For most practical typing use, moderate tactiles are the safer choice. They give enough feedback without turning every keypress into a small performance.

Clicky switches

Clicky switches are not bad typing switches. In the right context, they can be lively, clear, and genuinely fun. If you like strong feedback and enjoy hearing the keyboard respond, clickies can make typing feel more animated than linears or tactiles.

The problem is context. Clicky switches are much harder to recommend in shared spaces, on work calls, or late at night. Their sound does not stay private. Even if you enjoy it, the room may not.

Spring weight and sound

People often obsess over whether a switch is linear or tactile and barely think about spring weight, but for typing comfort, weight matters just as much. It changes how controlled the keyboard feels, how likely you are to make accidental presses, and how your fingers feel after a long day.

Sound also changes how a switch feels in practice. A switch that looks good on paper can still become irritating if the keyboard sounds too sharp, hollow, or plasticky. On the other hand, a sound you enjoy can make a switch feel better than the force curve alone would suggest.

Match the switch to your real work

Long-form writing, coding, messaging, editing, and note-taking do not all feel the same on a keyboard. Some switches are great in short bursts but tiring over long sessions.
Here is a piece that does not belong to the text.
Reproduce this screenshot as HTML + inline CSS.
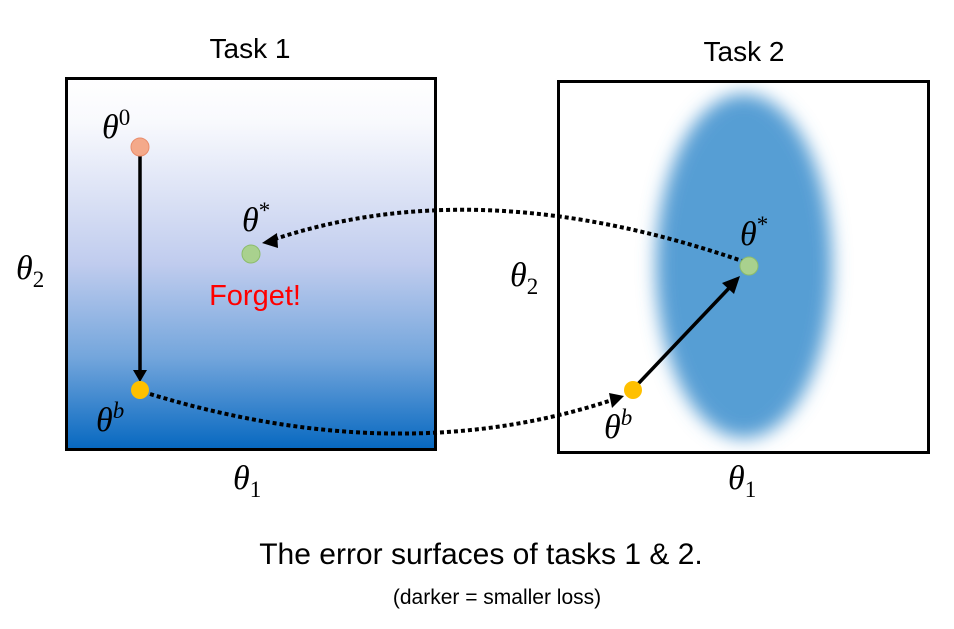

Others are not especially dramatic but become more comfortable the longer you use them.

If you spend hours writing or coding, comfort and rhythm usually matter more than switch personality. This is why the best typing switch is often the one that fades into the background after a few days.

Conclusion

The best keyboard switch for typing is the one that keeps your hands comfortable, your rhythm steady, and your errors low over real hours of use. For many people, that will be a moderate tactile. For others, it will be a smooth linear that stays out of the way. Clicky switches still have a place, but they are the most environment-dependent choice.

If you are choosing switches for typing, think less about labels and more about fatigue, feedback, sound, and your actual work. Those things will tell you much more than any best switch argument ever will.